After a gap of about three years, commercial banks have started increasing fixed deposit rates for their retail customers.
At least two private sector lenders — Kotak Mahindra Bank and Yes Bank — have raised interest rates on fixed deposits by 5-25 basis points (bps) for some tenures. (100 bps = 1 percentage point)
Kotak Mahindra Bank will now offer 6.7% for 364 days, which is a rise of 10 bps. For deposits of more than three years but less than five years, the bank is offering 6.5% — an increase of 25 bps. The new rates were effective December 27. “Interest rates have moved in sync with liquidity conditions in the market,” said Ambuj Chandna, head – Retail Liabilities, Investment & Payment Products, Kotak Mahindra Bank.

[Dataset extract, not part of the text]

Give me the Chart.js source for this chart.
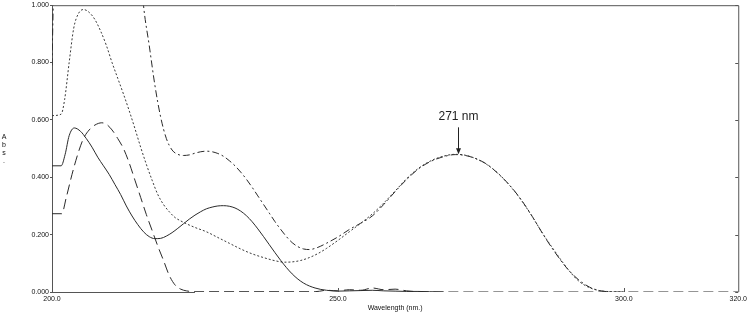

“At Kotak, we are focused on savers as much as on borrowers. Just as we’ve increased our retail fixed deposit rates, we continue to offer up to 6% interest rate to our savings bank customers,” he added. Another private sector lender, Yes Bank has also increased term deposit rates by 5-10 bps in various buckets. In both 46-90 days and the 3-6 month tenures, rates have risen 10 bps to 6.85% and 6.9% respectively. This is the first time in almost three years that banks have increased deposit rates. The current rate-easing cycle started with the Reserve Bank of India cutting interest rates in January 2015. RBI has reduced interest rate by 200 bps between January 2015 and August 2017. In the policy meetings in October and December, the RBI had maintained status quo. The key policy rate, the repo rate, is now 6%. Growth in bank deposits has slowed considerably recently.
RBI data showed year-on-year deposit growth slowed to 4% as on December 22 from 11.8% on March 31. Credit growth, on the other hand, rose to 10.7% compared with 5.1% in March.
Inflation concerns
Inflation too has risen. Retail inflation measured by the consumer price index, which the RBI uses for policy purposes, accelerated to 4.88% in November due to rising food and oil prices as compared with 3.58% in October. Most bankers have ruled out any further cut in interest rates by the RBI.
They also ruled out a rate increase any time soon. The market expects rates to stay steady for 4-5 months.